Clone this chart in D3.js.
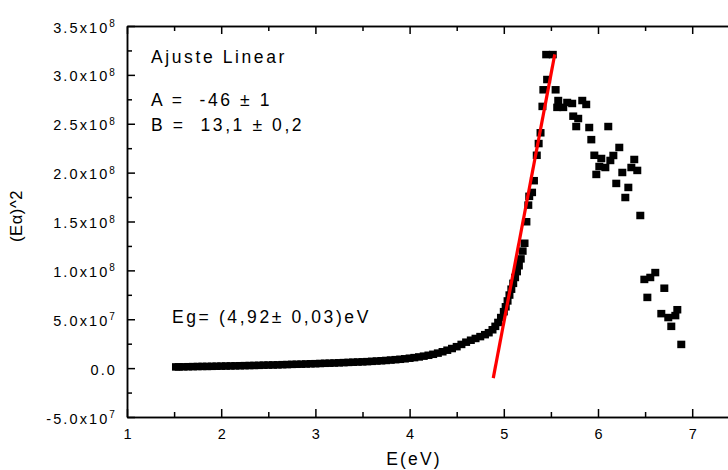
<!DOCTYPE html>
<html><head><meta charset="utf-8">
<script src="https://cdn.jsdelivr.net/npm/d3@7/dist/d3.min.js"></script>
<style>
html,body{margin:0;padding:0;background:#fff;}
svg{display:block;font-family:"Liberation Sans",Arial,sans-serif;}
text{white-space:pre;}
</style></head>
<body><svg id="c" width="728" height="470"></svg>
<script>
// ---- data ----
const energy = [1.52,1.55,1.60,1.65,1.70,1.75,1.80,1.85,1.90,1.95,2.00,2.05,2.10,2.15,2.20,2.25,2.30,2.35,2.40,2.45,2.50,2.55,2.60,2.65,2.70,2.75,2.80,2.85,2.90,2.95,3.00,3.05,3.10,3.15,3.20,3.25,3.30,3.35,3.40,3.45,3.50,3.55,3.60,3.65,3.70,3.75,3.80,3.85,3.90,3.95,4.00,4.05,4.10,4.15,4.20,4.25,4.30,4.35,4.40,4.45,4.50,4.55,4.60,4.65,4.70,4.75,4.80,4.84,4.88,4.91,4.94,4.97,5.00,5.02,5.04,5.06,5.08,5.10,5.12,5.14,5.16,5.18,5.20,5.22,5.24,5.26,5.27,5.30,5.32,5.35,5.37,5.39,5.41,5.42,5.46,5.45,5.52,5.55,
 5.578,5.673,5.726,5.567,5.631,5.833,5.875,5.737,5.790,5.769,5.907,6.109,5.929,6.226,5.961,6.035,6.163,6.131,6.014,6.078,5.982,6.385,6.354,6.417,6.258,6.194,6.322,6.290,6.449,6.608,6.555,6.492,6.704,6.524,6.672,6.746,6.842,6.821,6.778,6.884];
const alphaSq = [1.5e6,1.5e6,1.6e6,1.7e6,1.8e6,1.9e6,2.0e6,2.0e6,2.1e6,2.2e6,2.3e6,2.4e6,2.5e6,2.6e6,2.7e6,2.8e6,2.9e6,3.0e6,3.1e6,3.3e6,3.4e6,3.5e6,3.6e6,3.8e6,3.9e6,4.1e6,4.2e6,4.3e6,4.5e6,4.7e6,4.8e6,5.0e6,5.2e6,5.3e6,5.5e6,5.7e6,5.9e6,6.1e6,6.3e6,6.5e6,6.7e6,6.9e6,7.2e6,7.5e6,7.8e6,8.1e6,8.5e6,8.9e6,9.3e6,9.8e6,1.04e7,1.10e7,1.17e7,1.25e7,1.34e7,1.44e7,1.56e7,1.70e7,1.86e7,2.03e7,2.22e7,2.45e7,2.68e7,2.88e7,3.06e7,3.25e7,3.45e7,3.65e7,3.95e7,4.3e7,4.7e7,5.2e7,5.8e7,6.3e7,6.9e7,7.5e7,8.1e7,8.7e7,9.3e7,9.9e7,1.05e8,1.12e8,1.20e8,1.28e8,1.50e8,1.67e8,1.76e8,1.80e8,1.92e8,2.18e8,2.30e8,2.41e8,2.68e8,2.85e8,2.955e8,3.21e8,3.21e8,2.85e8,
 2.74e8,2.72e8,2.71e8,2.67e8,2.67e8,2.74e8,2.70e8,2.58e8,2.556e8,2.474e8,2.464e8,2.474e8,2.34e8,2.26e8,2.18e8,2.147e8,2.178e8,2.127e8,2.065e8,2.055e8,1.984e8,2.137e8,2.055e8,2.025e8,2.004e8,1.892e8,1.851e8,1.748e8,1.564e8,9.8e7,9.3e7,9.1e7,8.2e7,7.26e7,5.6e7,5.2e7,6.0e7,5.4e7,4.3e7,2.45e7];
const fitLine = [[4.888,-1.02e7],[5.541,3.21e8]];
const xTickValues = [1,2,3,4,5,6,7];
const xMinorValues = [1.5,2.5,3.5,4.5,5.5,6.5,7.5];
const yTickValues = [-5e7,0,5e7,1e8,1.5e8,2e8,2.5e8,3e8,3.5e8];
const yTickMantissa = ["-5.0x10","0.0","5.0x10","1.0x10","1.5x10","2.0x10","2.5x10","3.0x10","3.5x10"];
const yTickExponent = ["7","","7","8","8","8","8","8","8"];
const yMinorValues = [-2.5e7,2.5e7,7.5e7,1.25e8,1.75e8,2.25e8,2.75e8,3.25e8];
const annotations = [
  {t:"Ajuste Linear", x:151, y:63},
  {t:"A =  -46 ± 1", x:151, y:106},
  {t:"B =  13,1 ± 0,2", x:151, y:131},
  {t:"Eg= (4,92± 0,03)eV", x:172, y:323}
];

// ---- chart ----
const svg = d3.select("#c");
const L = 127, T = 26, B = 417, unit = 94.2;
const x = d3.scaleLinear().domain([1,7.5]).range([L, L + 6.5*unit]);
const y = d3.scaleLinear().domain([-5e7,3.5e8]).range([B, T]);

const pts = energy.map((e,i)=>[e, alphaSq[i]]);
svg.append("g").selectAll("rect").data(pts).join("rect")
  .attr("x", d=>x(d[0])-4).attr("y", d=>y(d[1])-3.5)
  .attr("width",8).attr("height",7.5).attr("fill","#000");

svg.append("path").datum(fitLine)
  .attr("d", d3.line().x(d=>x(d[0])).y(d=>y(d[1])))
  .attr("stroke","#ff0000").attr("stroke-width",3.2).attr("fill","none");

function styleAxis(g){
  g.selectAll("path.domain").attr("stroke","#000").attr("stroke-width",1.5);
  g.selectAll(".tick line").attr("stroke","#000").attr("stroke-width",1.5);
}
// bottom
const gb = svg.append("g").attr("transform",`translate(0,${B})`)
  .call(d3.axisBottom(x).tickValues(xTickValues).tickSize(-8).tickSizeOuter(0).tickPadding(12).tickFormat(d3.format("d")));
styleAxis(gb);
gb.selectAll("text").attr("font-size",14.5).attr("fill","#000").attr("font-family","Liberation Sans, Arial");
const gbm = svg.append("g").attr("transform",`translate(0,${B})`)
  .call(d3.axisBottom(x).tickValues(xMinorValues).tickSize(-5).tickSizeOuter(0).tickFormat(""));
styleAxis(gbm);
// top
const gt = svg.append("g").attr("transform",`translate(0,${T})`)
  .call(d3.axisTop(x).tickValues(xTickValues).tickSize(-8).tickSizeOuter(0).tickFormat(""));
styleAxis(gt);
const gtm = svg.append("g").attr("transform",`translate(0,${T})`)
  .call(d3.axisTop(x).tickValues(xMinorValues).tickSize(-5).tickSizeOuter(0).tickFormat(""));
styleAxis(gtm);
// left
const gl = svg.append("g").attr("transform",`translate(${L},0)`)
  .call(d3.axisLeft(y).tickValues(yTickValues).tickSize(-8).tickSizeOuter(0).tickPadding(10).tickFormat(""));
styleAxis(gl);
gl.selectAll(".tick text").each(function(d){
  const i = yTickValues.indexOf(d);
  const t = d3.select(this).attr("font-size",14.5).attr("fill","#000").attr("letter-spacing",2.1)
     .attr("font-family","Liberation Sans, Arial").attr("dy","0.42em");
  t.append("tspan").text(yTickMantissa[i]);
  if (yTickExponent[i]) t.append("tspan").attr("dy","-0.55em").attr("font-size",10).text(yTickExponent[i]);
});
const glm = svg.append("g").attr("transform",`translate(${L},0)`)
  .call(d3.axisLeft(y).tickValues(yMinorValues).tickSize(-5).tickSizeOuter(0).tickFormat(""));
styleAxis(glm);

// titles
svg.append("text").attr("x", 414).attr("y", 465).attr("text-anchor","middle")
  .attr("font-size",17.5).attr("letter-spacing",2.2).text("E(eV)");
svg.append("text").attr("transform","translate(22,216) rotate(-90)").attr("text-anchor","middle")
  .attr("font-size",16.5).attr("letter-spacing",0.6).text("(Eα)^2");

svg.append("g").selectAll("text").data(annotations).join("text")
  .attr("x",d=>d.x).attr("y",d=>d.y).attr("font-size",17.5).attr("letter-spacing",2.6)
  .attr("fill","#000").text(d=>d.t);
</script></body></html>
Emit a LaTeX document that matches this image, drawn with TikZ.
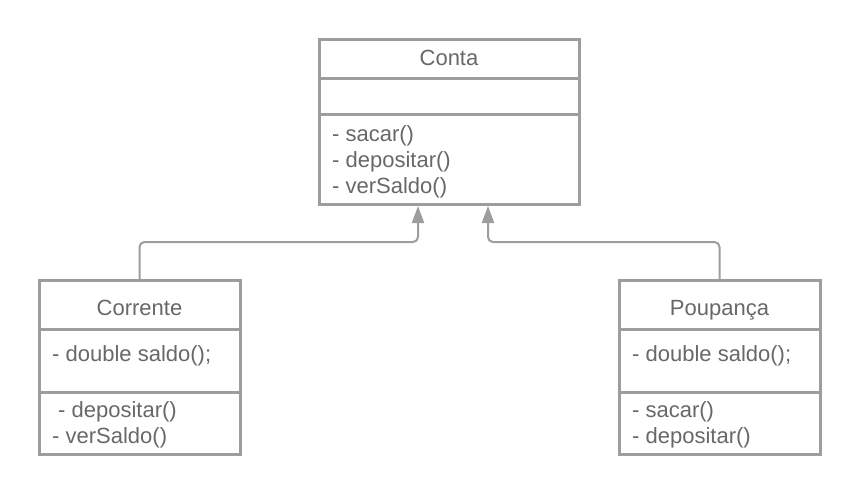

*-*-*

Short task — Which lines hold the word "this"? Copy all of them.

Answer in full —
Clone this chart in D3.js.
  const t = d3.select(this).attr("font-size",14.5).attr("fill","#000").attr("letter-spacing",2.1)
Emit a LaTeX document that matches this image, drawn with TikZ.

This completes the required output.